# Problem to solve
Print, word for word, the opening line of the data below and every line after it through the line that contains "plt.rcParams['font.family'] = ['Liberation", but not the pictures.
****************
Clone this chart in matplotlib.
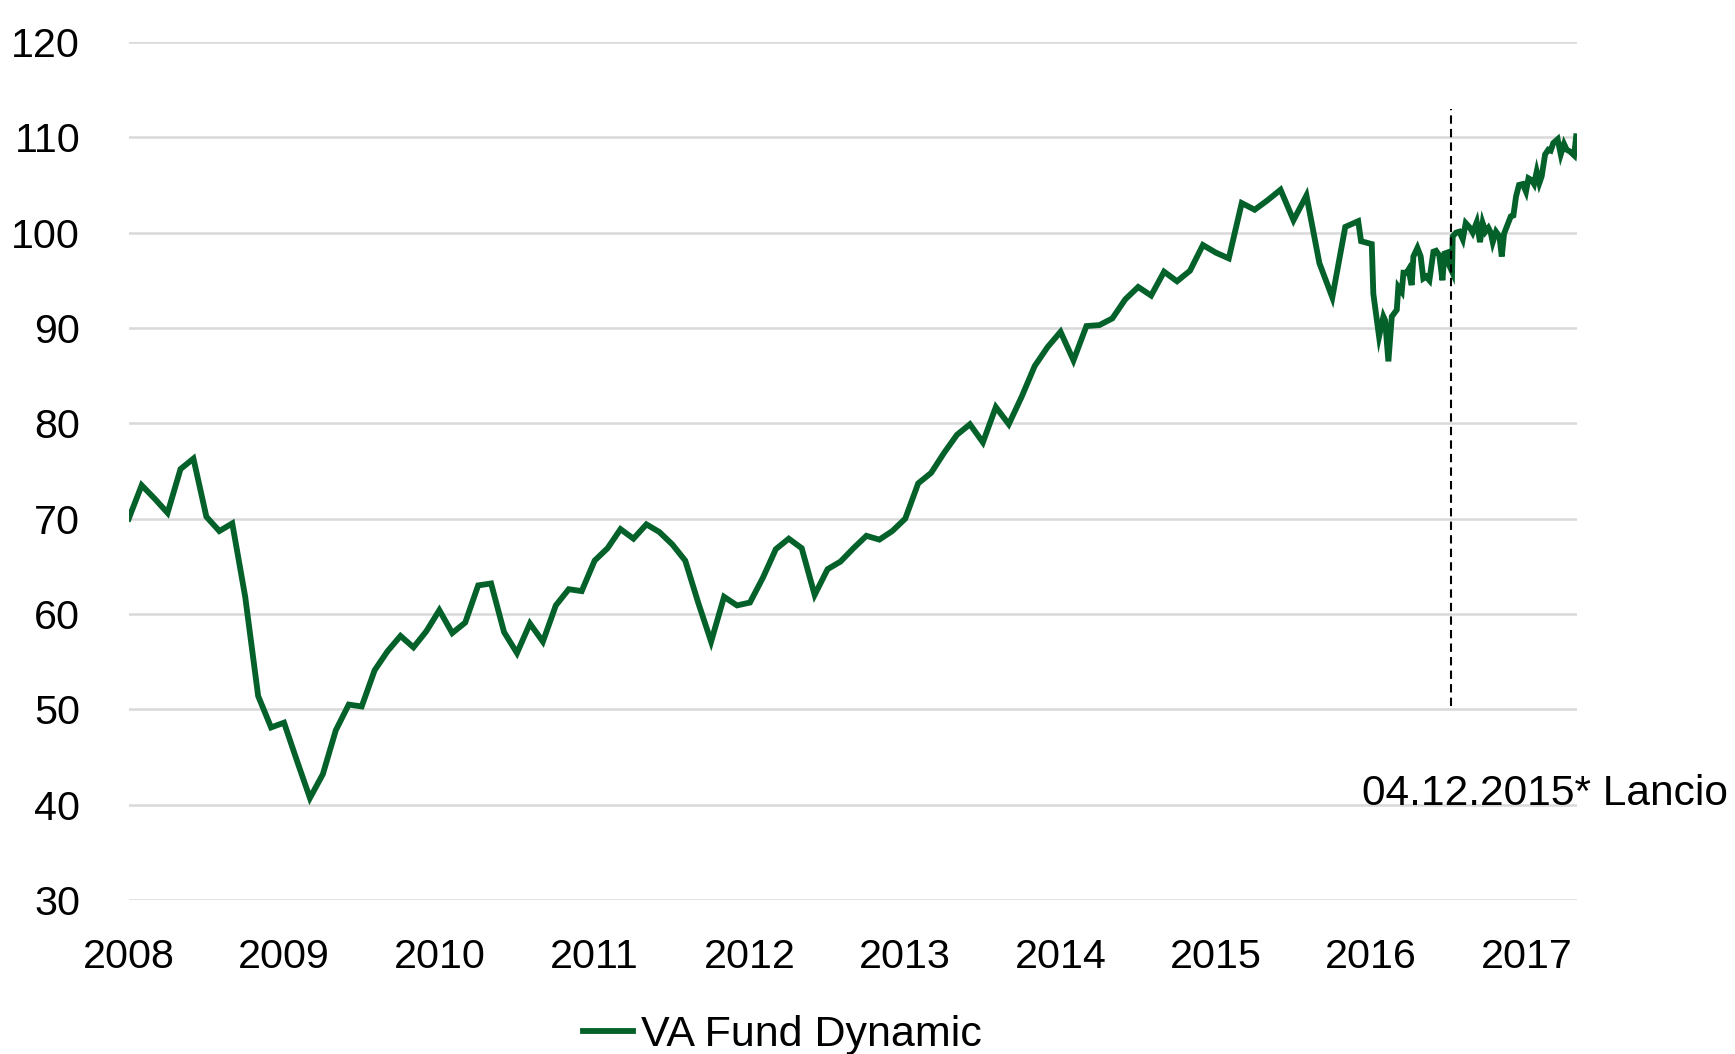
import matplotlib
matplotlib.use("Agg")
import matplotlib.pyplot as plt
import numpy as np

plt.rcParams['font.family'] = ['Liberation Sans', 'DejaVu Sans']

# Monthly values from Jan 2008 (month 0) to Dec 2015 (month 95)
monthly_values = [
    70.0, 73.5, 72.1, 70.6, 75.2, 76.3, 70.2, 68.7, 69.5, 61.8, 51.4, 48.1,
    48.6, 44.6, 40.7, 43.2, 47.8, 50.5, 50.3, 54.1, 56.1, 57.7, 56.5, 58.2,
    60.4, 58.0, 59.1, 63.0, 63.2, 58.1, 55.9, 59.0, 57.1, 60.9, 62.6, 62.4,
    65.6, 66.9, 68.9, 67.9, 69.4, 68.6, 67.3, 65.6, 61.2, 57.1, 61.8, 60.9,
    61.2, 63.8, 66.8, 67.9, 66.9, 62.0, 64.7, 65.5, 66.9, 68.2, 67.8, 68.7,
    70.0, 73.7, 74.8, 76.9, 78.8, 79.9, 78.0, 81.7, 79.9, 82.8, 86.0, 88.0,
    89.6, 86.6, 90.2, 90.3, 91.0, 93.0, 94.3, 93.4, 95.9, 94.9, 96.0, 98.7,
    97.9, 97.3, 103.1, 102.4, 103.4, 104.5, 101.3, 103.9, 96.8, 93.2, 100.6, 101.2,
]
start_year = 2008.0

# Higher-frequency values after Dec 2015 (decimal years)
recent_dates = [
    2015.935, 2016.004, 2016.014, 2016.051, 2016.079, 2016.090, 2016.111, 2016.133,
    2016.165, 2016.175, 2016.197, 2016.208, 2016.229, 2016.240, 2016.261, 2016.272,
    2016.298, 2016.319, 2016.336, 2016.354, 2016.375, 2016.401, 2016.418, 2016.439,
    2016.459, 2016.472, 2016.489, 2016.502, 2016.521, 2016.525, 2016.547, 2016.568,
    2016.590, 2016.609, 2016.637, 2016.654, 2016.680, 2016.701, 2016.718, 2016.736,
    2016.755, 2016.770, 2016.783, 2016.804, 2016.826, 2016.841, 2016.856, 2016.873,
    2016.899, 2016.916, 2016.933, 2016.952, 2016.976, 2016.997, 2017.013, 2017.034,
    2017.049, 2017.066, 2017.083, 2017.098, 2017.120, 2017.141, 2017.156, 2017.173,
    2017.201, 2017.221, 2017.242, 2017.259, 2017.281, 2017.307, 2017.320,
]
recent_values = [
    99.1, 98.8, 93.6, 89.1, 91.2, 90.8, 86.5, 91.2,
    91.9, 94.3, 93.8, 95.8, 95.8, 96.1, 94.5, 97.5,
    98.4, 97.5, 95.2, 95.4, 95.0, 98.0, 98.1, 97.6,
    95.0, 97.8, 97.9, 96.6, 95.9, 99.6, 100.0, 100.1,
    99.3, 101.0, 100.5, 100.0, 101.1, 99.0, 101.0, 100.1,
    100.5, 100.0, 99.0, 100.1, 99.6, 97.5, 99.9, 100.6,
    101.7, 101.8, 103.8, 105.0, 105.1, 104.3, 105.7, 105.5,
    105.1, 106.4, 105.2, 105.9, 108.2, 108.7, 108.6, 109.4,
    109.8, 108.2, 109.3, 108.7, 108.5, 108.1, 110.1,
]

series_label = "VA Fund Dynamic"
year_ticks = [2008, 2009, 2010, 2011, 2012, 2013, 2014, 2015, 2016, 2017]
y_ticks = [30, 40, 50, 60, 70, 80, 90, 100, 110, 120]
launch_x = 2016.515
launch_y_range = (50.4, 113.0)
launch_text = "04.12.2015* Lancio"
launch_text_pos = (2015.942, 40.0)

monthly_x = start_year + np.arange(len(monthly_values)) / 12.0
x = np.concatenate([monthly_x, recent_dates])
y = np.concatenate([monthly_values, recent_values])

green = '#04612A'
fs_tick = 29.7
fs_text = 30.6
fs_leg = 31

fig = plt.figure(figsize=(17.35, 10.54), dpi=100)
ax = fig.add_axes([0.0742, 0.1461, 0.9088 - 0.0742, 0.9602 - 0.1461])

ax.plot(x, y, color=green, lw=4.2, solid_joinstyle='miter', label=series_label, zorder=3)
ax.vlines(launch_x, *launch_y_range, colors='black', linestyles=(0, (4, 2.5)), lw=1.5, zorder=4)
ax.text(launch_text_pos[0], launch_text_pos[1], launch_text, fontsize=fs_text, ha='left',
        va='baseline', clip_on=False, color='black', zorder=5)

ax.set_xlim(2008.0, 2017.324)
ax.set_ylim(30, 120)
ax.set_xticks(year_ticks)
ax.set_xticklabels([str(t) for t in year_ticks])
ax.set_yticks(y_ticks)
ax.set_yticklabels([str(t) for t in y_ticks])
ax.tick_params(axis='both', length=0, labelsize=fs_tick, colors='black')
ax.tick_params(axis='y', pad=35)
ax.tick_params(axis='x', pad=27)
ax.grid(axis='y', color='#d9d9d9', lw=1.8, zorder=0)
ax.grid(axis='x', visible=False)
for s in ax.spines.values():
    s.set_visible(False)

fig.legend(loc='center', bbox_to_anchor=(0.451, 0.018), frameon=False, fontsize=fs_leg,
           handlelength=1.16, handletextpad=0.2, borderpad=0, borderaxespad=0)

fig.savefig('out.png', dpi=100, facecolor='white')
****************
# Completed task
Clone this chart in matplotlib.
import matplotlib
matplotlib.use("Agg")
import matplotlib.pyplot as plt
import numpy as np

plt.rcParams['font.family'] = ['Liberation Sans', 'DejaVu Sans']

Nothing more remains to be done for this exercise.